I woke up on Ash Wednesday not yet sure of what I was going to do for Lent. Sometimes I give something up. Sometimes I do something spiritual. Sometimes I do both. Usually God starts to poke and prod my heart well before Lent starts, giving me ideas and leading me in the direction He wants me to take. This year, for whatever reason, that hasn’t been the case. Maybe I’ve been too caught up in work and in my book, juggling more than usual and trying not to drown.
I spent the last two days helping out a friend with her four kids while she was out of town: running them to and from school, making dinner, doing homework, etc. So in order to get the kids up and to school on time, I had to wake up earlier than I usually do in my work-from-home-single-life. And it struck me. I need to give up sleeping in. It’s such a guilty pleasure of mine to sleep as long as possible before waking up, rolling out of my beautiful, warm, fluffy bed and picking up my laptop to start work. Admittedly, it’s gotten a little out of hand recently with the cold weather and darker mornings.

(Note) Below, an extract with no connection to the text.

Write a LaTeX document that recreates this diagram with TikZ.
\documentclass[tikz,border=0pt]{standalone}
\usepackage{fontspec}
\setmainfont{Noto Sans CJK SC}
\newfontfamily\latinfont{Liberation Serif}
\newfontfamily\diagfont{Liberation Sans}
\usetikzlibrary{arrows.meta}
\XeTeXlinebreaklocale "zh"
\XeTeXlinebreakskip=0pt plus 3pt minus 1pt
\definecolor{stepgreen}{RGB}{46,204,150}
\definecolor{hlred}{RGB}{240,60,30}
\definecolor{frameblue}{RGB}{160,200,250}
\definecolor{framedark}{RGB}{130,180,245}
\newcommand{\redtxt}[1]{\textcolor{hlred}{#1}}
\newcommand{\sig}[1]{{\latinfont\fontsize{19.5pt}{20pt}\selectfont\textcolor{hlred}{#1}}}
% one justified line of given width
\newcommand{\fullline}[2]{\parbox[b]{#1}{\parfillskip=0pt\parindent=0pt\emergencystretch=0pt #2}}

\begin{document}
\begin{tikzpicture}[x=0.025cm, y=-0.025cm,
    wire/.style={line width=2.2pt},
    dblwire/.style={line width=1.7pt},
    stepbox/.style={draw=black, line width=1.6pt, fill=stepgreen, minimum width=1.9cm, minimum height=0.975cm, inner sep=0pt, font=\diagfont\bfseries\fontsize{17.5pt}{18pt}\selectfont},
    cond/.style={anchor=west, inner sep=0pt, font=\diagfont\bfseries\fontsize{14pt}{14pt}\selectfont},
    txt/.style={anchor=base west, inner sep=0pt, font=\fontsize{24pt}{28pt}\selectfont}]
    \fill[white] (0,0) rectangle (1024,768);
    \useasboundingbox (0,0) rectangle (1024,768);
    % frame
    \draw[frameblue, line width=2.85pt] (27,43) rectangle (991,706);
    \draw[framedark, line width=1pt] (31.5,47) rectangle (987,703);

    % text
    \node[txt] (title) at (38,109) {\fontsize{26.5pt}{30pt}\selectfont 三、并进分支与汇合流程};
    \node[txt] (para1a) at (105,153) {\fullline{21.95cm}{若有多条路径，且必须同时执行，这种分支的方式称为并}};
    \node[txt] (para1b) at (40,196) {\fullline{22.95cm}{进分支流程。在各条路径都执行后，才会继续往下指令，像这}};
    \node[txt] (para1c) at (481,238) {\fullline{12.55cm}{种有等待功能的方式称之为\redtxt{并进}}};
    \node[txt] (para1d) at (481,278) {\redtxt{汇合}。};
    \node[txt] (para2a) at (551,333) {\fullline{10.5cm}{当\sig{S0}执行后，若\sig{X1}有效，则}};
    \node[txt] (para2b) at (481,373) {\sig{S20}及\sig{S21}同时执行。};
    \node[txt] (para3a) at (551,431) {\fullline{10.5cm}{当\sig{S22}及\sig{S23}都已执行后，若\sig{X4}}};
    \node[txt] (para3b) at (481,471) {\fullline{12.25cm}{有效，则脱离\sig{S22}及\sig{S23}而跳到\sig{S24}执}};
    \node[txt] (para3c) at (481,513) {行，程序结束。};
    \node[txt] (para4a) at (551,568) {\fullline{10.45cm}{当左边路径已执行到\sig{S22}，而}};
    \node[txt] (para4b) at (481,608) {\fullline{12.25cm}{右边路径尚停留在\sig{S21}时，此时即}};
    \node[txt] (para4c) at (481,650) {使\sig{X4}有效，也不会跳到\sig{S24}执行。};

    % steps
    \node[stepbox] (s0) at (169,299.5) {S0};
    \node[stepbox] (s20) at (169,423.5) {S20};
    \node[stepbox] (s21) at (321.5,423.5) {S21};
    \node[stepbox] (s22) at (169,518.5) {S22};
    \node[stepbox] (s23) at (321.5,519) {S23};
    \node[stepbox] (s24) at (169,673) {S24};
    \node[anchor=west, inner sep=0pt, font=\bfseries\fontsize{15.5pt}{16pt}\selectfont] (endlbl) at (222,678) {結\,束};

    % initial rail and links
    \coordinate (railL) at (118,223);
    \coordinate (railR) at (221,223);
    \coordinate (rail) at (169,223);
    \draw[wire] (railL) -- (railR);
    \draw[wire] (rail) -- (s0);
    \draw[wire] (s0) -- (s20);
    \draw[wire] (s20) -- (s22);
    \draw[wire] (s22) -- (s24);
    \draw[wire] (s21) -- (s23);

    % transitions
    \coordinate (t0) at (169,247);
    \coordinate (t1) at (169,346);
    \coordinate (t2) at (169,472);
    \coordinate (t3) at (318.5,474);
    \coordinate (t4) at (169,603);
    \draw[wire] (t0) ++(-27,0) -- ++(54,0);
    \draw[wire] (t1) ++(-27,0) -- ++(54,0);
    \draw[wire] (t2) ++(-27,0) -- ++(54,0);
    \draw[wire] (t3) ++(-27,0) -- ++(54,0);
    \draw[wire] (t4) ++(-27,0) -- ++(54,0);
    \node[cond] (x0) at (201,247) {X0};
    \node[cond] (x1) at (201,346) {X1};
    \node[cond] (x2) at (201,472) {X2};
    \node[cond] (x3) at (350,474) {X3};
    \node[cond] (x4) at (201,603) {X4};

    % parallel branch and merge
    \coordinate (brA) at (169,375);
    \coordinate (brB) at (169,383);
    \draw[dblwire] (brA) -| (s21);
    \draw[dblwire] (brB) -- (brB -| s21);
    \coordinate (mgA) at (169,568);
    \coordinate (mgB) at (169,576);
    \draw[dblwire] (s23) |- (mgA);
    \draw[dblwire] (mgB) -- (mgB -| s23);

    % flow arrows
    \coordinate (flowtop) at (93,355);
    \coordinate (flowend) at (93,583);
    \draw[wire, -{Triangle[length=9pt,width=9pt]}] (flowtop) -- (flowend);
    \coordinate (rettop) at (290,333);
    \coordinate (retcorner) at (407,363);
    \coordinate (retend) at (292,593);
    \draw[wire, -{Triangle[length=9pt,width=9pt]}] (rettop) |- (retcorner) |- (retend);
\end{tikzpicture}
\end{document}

I know it sounds like a silly challenge, but I love my bed. I redecorated last year and moved last month so my bedroom is my peaceful oasis away from the world. But I know that getting up earlier will allow me to spend some time in prayer as the sun rises and prepare my mind and heart for the day. I’m hopeful I can stick to this and see it through all of Lent … and hopefully develop good habits for the long term.
What are you doing for Lent (should you choose to share?) I’ll keep you updated on my progress and we can encourage each other together. Cheers!